Charts and diagrams as code
-------

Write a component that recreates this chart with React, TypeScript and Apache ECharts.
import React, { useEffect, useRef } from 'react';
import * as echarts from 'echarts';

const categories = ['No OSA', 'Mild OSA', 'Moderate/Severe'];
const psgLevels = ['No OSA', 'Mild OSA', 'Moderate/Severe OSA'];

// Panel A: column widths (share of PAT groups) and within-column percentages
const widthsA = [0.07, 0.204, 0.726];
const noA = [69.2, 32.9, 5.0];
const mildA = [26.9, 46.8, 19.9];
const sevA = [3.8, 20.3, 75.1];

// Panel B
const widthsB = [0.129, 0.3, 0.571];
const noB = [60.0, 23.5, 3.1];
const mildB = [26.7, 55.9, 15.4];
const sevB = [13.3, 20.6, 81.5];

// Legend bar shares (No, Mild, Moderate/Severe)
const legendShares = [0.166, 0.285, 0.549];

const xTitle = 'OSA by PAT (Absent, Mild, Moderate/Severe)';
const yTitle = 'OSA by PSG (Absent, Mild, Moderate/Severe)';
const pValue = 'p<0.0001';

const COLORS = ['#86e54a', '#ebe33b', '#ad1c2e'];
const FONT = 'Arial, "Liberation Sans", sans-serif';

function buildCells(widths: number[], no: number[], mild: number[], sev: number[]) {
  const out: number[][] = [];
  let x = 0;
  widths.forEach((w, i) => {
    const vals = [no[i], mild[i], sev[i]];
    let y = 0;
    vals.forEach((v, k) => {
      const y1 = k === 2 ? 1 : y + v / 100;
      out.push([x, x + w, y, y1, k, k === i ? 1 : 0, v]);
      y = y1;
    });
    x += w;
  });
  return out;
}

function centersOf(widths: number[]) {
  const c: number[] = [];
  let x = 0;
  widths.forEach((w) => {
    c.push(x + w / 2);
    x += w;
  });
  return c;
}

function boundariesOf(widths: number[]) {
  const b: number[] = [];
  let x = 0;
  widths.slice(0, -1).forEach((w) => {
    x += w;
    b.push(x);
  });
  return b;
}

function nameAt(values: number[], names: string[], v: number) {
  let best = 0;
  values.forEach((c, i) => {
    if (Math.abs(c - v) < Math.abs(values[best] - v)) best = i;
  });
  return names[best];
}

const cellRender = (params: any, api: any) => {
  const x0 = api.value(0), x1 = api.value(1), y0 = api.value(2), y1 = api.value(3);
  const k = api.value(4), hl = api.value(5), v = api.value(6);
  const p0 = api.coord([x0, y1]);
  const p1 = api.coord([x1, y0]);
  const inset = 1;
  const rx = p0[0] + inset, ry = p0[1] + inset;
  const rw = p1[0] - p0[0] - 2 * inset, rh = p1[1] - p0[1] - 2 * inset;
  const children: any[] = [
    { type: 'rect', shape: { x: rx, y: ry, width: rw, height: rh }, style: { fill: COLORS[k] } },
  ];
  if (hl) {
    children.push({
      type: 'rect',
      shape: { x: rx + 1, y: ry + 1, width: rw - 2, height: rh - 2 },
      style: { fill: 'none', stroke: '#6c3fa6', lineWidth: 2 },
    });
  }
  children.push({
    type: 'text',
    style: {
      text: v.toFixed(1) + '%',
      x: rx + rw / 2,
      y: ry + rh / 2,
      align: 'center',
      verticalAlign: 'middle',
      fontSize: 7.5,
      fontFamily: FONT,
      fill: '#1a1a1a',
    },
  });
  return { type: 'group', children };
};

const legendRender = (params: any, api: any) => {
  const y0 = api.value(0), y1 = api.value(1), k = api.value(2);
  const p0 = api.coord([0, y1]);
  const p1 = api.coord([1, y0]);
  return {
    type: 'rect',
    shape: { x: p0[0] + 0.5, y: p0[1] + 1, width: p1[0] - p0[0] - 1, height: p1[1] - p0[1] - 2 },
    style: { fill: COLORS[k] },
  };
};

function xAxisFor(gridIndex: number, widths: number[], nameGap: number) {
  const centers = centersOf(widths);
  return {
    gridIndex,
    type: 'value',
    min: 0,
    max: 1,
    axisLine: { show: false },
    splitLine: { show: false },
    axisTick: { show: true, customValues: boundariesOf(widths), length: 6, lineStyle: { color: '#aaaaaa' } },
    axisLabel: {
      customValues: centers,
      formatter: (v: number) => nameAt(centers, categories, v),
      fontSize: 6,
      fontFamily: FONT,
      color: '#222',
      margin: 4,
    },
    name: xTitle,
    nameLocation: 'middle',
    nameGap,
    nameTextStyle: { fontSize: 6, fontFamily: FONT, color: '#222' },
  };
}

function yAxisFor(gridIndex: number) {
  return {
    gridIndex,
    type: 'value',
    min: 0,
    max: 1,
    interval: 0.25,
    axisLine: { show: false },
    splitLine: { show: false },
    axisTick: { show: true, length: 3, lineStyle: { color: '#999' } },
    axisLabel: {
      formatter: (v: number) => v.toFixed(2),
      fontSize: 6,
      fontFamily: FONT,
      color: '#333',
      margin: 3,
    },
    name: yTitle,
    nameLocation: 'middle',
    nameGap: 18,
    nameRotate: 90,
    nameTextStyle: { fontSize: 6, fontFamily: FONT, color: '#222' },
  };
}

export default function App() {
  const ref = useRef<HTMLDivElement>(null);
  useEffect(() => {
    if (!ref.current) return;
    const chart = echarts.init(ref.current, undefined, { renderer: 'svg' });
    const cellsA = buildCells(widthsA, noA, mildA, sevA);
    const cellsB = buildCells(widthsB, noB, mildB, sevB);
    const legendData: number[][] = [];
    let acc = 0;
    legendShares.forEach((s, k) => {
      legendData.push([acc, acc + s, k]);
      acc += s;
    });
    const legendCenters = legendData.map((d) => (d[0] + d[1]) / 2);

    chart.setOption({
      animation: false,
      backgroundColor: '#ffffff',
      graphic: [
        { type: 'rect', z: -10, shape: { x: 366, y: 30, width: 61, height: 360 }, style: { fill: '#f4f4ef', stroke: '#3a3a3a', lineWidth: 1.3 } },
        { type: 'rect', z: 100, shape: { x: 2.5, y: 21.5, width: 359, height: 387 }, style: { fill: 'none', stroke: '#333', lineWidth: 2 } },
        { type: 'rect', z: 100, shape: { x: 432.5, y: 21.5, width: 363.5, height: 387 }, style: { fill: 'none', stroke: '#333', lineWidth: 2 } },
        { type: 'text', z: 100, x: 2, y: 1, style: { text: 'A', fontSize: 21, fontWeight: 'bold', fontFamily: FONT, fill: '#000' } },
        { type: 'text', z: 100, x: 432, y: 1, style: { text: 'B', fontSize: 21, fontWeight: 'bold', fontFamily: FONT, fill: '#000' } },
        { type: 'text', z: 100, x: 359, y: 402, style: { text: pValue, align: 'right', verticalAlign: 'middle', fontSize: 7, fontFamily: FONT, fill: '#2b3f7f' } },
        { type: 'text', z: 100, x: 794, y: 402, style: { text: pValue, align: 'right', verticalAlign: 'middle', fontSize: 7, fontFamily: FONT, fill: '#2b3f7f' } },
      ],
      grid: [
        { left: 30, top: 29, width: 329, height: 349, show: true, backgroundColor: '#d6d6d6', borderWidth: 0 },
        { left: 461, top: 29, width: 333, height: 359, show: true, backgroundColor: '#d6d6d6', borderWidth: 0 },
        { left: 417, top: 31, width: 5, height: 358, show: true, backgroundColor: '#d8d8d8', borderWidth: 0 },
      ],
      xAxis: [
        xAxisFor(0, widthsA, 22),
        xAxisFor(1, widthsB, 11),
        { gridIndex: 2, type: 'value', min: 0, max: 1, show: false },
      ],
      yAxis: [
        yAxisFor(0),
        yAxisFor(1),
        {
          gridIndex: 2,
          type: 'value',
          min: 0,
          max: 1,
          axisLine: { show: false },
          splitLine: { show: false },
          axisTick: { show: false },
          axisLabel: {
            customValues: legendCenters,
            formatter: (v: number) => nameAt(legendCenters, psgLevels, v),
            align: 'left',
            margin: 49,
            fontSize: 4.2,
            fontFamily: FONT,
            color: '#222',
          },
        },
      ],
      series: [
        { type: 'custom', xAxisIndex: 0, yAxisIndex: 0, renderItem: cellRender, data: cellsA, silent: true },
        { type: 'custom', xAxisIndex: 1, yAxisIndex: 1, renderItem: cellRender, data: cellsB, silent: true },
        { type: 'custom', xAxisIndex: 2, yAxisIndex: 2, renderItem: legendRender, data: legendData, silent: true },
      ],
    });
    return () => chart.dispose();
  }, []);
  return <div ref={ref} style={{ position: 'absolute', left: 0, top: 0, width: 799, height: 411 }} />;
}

-------

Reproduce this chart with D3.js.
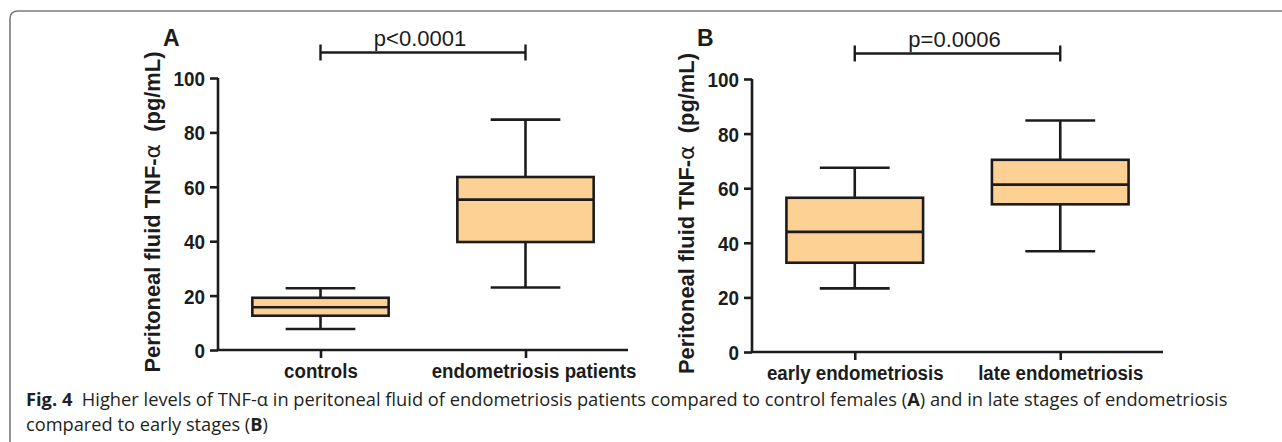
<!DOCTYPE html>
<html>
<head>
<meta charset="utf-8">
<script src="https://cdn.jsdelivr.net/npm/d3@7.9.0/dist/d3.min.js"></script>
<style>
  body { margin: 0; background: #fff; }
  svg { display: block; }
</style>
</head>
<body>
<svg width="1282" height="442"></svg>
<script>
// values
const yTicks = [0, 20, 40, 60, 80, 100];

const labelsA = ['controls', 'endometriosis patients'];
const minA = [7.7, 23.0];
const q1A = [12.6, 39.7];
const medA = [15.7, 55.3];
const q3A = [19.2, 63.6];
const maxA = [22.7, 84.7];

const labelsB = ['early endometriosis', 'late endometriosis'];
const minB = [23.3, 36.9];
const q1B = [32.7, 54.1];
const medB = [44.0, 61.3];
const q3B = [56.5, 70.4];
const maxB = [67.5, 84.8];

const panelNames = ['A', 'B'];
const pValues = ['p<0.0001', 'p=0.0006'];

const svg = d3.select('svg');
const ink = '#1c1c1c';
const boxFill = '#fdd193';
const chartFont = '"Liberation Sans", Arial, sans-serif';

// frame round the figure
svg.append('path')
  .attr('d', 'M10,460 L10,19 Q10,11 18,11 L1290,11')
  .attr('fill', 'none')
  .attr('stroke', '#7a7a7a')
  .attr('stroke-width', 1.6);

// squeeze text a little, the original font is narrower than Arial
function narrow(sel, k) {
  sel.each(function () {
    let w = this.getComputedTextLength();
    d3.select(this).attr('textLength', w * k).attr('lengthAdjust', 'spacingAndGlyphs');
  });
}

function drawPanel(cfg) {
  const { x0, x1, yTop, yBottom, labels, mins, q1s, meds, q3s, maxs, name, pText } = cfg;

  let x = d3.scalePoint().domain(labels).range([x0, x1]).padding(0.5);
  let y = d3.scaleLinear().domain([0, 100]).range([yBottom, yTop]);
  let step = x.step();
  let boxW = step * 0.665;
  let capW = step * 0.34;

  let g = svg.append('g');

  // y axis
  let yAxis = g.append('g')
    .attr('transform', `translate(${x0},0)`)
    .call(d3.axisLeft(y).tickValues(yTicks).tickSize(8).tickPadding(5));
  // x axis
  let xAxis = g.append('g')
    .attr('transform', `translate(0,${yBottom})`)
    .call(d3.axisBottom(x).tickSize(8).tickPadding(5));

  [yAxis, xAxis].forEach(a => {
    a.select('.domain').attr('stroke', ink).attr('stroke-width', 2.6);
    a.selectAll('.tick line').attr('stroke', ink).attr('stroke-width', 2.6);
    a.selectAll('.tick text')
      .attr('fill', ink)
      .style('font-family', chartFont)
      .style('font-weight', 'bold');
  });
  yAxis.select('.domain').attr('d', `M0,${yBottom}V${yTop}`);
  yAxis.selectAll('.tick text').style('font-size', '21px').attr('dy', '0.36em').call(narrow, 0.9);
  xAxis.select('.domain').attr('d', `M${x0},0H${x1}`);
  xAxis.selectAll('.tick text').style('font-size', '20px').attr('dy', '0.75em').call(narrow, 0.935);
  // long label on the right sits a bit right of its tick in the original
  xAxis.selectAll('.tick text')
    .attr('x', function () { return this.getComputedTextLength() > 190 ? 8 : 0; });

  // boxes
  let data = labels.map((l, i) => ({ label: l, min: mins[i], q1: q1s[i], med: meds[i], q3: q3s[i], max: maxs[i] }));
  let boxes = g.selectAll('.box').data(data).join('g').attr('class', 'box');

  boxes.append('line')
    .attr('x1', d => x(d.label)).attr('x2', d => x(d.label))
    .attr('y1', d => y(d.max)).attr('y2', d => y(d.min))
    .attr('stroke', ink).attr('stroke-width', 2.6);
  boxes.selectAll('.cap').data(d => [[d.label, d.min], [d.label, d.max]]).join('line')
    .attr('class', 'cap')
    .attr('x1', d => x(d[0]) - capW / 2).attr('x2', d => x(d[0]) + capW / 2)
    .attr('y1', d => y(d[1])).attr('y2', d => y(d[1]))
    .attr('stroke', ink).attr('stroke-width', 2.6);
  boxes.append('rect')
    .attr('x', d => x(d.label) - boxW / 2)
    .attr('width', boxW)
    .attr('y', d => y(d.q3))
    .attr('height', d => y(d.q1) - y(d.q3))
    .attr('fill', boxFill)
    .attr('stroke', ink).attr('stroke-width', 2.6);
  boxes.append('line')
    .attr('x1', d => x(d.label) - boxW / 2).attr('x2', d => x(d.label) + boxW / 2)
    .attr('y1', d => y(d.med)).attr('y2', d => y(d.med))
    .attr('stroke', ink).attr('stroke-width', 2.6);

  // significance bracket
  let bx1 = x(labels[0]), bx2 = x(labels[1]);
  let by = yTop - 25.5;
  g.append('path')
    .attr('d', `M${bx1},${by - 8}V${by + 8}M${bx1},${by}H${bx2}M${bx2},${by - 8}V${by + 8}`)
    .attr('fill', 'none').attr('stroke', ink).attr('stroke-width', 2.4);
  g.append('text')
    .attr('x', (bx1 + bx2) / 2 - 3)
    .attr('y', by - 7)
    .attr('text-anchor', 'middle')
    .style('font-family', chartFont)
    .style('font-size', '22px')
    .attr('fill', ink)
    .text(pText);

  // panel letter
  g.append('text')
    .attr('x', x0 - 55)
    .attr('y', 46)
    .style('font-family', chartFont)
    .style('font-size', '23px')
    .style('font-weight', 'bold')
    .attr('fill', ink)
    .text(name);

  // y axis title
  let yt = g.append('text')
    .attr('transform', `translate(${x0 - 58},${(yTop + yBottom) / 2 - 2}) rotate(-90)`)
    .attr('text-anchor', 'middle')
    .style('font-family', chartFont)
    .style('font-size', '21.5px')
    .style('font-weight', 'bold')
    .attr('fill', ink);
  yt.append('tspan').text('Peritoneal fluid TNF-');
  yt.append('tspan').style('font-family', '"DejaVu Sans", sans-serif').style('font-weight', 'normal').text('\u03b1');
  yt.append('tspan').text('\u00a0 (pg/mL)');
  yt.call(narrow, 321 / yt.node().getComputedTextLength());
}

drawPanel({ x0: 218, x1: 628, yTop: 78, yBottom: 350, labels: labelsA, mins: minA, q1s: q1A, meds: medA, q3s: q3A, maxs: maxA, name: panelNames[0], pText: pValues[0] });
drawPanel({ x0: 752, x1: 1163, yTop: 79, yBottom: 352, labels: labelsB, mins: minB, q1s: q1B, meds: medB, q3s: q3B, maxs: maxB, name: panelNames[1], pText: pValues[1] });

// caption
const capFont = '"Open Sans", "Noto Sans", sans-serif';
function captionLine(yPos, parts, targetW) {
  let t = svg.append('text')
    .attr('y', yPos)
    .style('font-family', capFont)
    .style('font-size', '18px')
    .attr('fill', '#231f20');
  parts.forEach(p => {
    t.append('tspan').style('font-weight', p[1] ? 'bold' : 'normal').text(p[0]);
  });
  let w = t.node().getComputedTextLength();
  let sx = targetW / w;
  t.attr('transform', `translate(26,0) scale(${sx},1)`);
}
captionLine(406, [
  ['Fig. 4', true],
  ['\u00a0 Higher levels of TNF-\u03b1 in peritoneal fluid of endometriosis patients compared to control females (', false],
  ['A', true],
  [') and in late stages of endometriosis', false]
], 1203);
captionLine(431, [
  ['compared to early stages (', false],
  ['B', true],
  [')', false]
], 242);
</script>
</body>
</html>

-------

The first line to give again is the one with "Reproduce this chart with D3.js.", and the last is the one with "let g = svg.append('g');". Repeat them and everything between exactly, minus the pictures.

Reproduce this chart with D3.js.
<!DOCTYPE html>
<html>
<head>
<meta charset="utf-8">
<script src="https://cdn.jsdelivr.net/npm/d3@7.9.0/dist/d3.min.js"></script>
<style>
  body { margin: 0; background: #fff; }
  svg { display: block; }
</style>
</head>
<body>
<svg width="1282" height="442"></svg>
<script>
// values
const yTicks = [0, 20, 40, 60, 80, 100];

const labelsA = ['controls', 'endometriosis patients'];
const minA = [7.7, 23.0];
const q1A = [12.6, 39.7];
const medA = [15.7, 55.3];
const q3A = [19.2, 63.6];
const maxA = [22.7, 84.7];

const labelsB = ['early endometriosis', 'late endometriosis'];
const minB = [23.3, 36.9];
const q1B = [32.7, 54.1];
const medB = [44.0, 61.3];
const q3B = [56.5, 70.4];
const maxB = [67.5, 84.8];

const panelNames = ['A', 'B'];
const pValues = ['p<0.0001', 'p=0.0006'];

const svg = d3.select('svg');
const ink = '#1c1c1c';
const boxFill = '#fdd193';
const chartFont = '"Liberation Sans", Arial, sans-serif';

// frame round the figure
svg.append('path')
  .attr('d', 'M10,460 L10,19 Q10,11 18,11 L1290,11')
  .attr('fill', 'none')
  .attr('stroke', '#7a7a7a')
  .attr('stroke-width', 1.6);

// squeeze text a little, the original font is narrower than Arial
function narrow(sel, k) {
  sel.each(function () {
    let w = this.getComputedTextLength();
    d3.select(this).attr('textLength', w * k).attr('lengthAdjust', 'spacingAndGlyphs');
  });
}

function drawPanel(cfg) {
  const { x0, x1, yTop, yBottom, labels, mins, q1s, meds, q3s, maxs, name, pText } = cfg;

  let x = d3.scalePoint().domain(labels).range([x0, x1]).padding(0.5);
  let y = d3.scaleLinear().domain([0, 100]).range([yBottom, yTop]);
  let step = x.step();
  let boxW = step * 0.665;
  let capW = step * 0.34;

  let g = svg.append('g');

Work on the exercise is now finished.